The first actuall text mining program that we look at was Antconc, antconc is a program with a bunch of specialized version that people may find handy for different digital history projects. Impartially I can says that the program is a good program that is quite well built once you know how to use it, but if you asked if I would suggest it to any one I would say that it would probably not be my first suggestion. The program is not something that most people could open up and start using right after downloading it, it will require most people to find a tutorial to do anything with it, unlike the third program we looked at.
The third program that we looked at was voyant, the program itself is much more, new user friendly but probably has less overall functionality than antconc. I think the biggest draw for voyant for me personally is the word cloud option, while not truly telling you what the word text that they call a corpus is about, it does give you decent idea and let you know what part to focus on, an example is the word cloud below.
The word could is from a paper I did about the band Deep Purple’s induction into the music hall of fame, now if I didn’t tell you that it isn’t too hard to make a guess in that direction, by noticing that both hall and fame are frequently used words, and band, song, rock would tell you that it was about music.

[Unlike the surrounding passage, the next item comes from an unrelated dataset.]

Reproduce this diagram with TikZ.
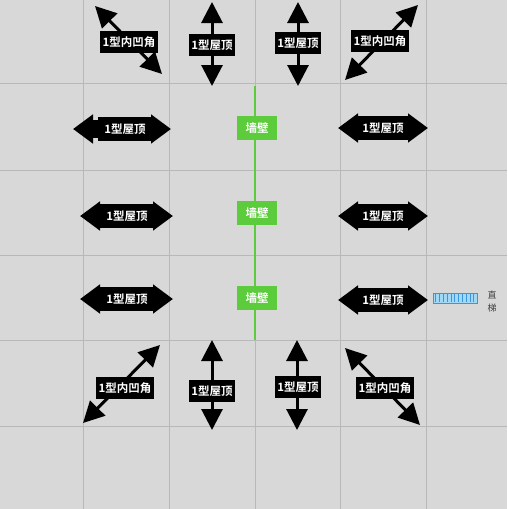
\documentclass[tikz,border=0pt]{standalone}
\usepackage{fontspec}
\newfontfamily\cjk{Noto Sans CJK SC}
\newfontfamily\cjkb{Noto Sans CJK SC Bold}
\usetikzlibrary{arrows.meta,calc}
\definecolor{bgc}{RGB}{216,216,216}
\definecolor{gridc}{RGB}{184,184,184}
\definecolor{wallg}{RGB}{92,204,60}
\definecolor{ladfill}{RGB}{160,216,245}
\definecolor{ladline}{RGB}{60,150,215}
\tikzset{
  lab/.style={fill=black, text=white, font=\cjkb\fontsize{11.5}{13}\selectfont, inner sep=2.5pt, minimum height=22pt},
  hlab/.style={lab, minimum width=54pt, minimum height=24pt},
  dbl/.style={line width=3pt, {Triangle[length=21pt,width=21pt]}-{Triangle[length=21pt,width=21pt]}},
  hdbl/.style={line width=18pt, {Triangle[length=20pt,width=28pt]}-{Triangle[length=20pt,width=28pt]}},
  wall/.style={fill=wallg, text=white, font=\cjkb\fontsize{11.5}{13}\selectfont, minimum width=40pt, minimum height=24pt, inner sep=1pt},
  gridline/.style={draw=gridc, line width=0.9pt}
}
\begin{document}
\begin{tikzpicture}[x=1pt,y=-1pt]
\fill[bgc] (0,0) rectangle (507,509);
\useasboundingbox (0,0) rectangle (507,509);
% grid
\foreach \v in {83,169,255,340,426} {\draw[gridline] (\v,0) -- (\v,509);}
\foreach \h in {83,170,255,340,426} {\draw[gridline] (0,\h) -- (507,\h);}
% wall
\coordinate (gtop) at (255,86);
\coordinate (gbot) at (255,340);
\draw[wallg, line width=1.6pt] (gtop) -- (gbot);
\node[wall] (w1) at (257,128) {墙壁};
\node[wall] (w2) at (257,213) {墙壁};
\node[wall] (w3) at (257,298) {墙壁};
% top row
\coordinate (a1s) at (95,6); \coordinate (a1e) at (162,74);
\draw[dbl] (a1s) -- (a1e); \node[lab] (l1) at (129,42) {1型内凹角};
\coordinate (a2s) at (212,2); \coordinate (a2e) at (212,86);
\draw[dbl] (a2s) -- (a2e); \node[lab] (l2) at (212,45) {1型屋顶};
\coordinate (a3s) at (298,2); \coordinate (a3e) at (298,86);
\draw[dbl] (a3s) -- (a3e); \node[lab] (l3) at (298,43) {1型屋顶};
\coordinate (a4s) at (418,5); \coordinate (a4e) at (345,80);
\draw[dbl] (a4s) -- (a4e); \node[lab] (l4) at (380,41) {1型内凹角};
% middle rows left
\coordinate (m1s) at (73,129); \coordinate (m1e) at (171,129);
\draw[hdbl] (m1s) -- (m1e); \node[hlab] (ml1) at (125,129) {1型屋顶};
\coordinate (m2s) at (80,216); \coordinate (m2e) at (173,216);
\draw[hdbl] (m2s) -- (m2e); \node[hlab] (ml2) at (127,216) {1型屋顶};
\coordinate (m3s) at (80,299); \coordinate (m3e) at (173,299);
\draw[hdbl] (m3s) -- (m3e); \node[hlab] (ml3) at (127,299) {1型屋顶};
% middle rows right
\coordinate (r1s) at (338,128); \coordinate (r1e) at (428,128);
\draw[hdbl] (r1s) -- (r1e); \node[hlab] (mr1) at (383,128) {1型屋顶};
\coordinate (r2s) at (338,216); \coordinate (r2e) at (428,216);
\draw[hdbl] (r2s) -- (r2e); \node[hlab] (mr2) at (383,216) {1型屋顶};
\coordinate (r3s) at (338,300); \coordinate (r3e) at (428,300);
\draw[hdbl] (r3s) -- (r3e); \node[hlab] (mr3) at (383,300) {1型屋顶};
% ladder
\node[draw=ladline, fill=ladfill, line width=0.8pt, minimum width=44pt, minimum height=10pt, inner sep=0pt] (lad) at (455,298) {};
\foreach \k in {0,...,10} {\draw[ladline, line width=0.6pt] ($(lad.north west)+(3+\k*3.8,1.5)$) -- ($(lad.south west)+(3+\k*3.8,-1.5)$);}
\node[font=\cjk\fontsize{9}{10}\selectfont, text=black!75, align=center, inner sep=0pt] (ladt) at (492,302) {直\\[3pt]梯};
% bottom row
\coordinate (b1s) at (83,423); \coordinate (b1e) at (160,345);
\draw[dbl] (b1s) -- (b1e); \node[lab] (bl1) at (125,388) {1型内凹角};
\coordinate (b2s) at (212,340); \coordinate (b2e) at (212,430);
\draw[dbl] (b2s) -- (b2e); \node[lab] (bl2) at (212,391) {1型屋顶};
\coordinate (b3s) at (297,340); \coordinate (b3e) at (297,430);
\draw[dbl] (b3s) -- (b3e); \node[lab] (bl3) at (298,387) {1型屋顶};
\coordinate (b4s) at (345,348); \coordinate (b4e) at (420,425);
\draw[dbl] (b4s) -- (b4e); \node[lab] (bl4) at (385,388) {1型内凹角};
\end{tikzpicture}
\end{document}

The word cloud also has one other important feature that while not used for text mining can be very useful for an individual, that is that the fact that you can see if you are using a lack luster filler word to often. Using the word could above as an example again we can see like, didn’t, and having in there while in this case they partially are showing up due to the length of the paper it, in a longer paper it would be something I would want to go in and see if I could change them for a better word chose. Even in the paper itself if had used the program before I turned it in I could have seen those words and gone back and seen if I could change the wording in that area to avoid using them and get a higher word count. While the word could is by far the least useful for a researcher or historian the programs ability to find phrases and show correlation between words is probably quite helpful for finding if a text corpus has info that they are looking for specifically.
My overall experience with text mining programs is that I probably won’t find myself using antconc, or ngrams very often, if ever, I can see potentially using voyant and its word cloud to check if I’m using filler words to often and as a way to lengthen my papers which I generally find an issue for me.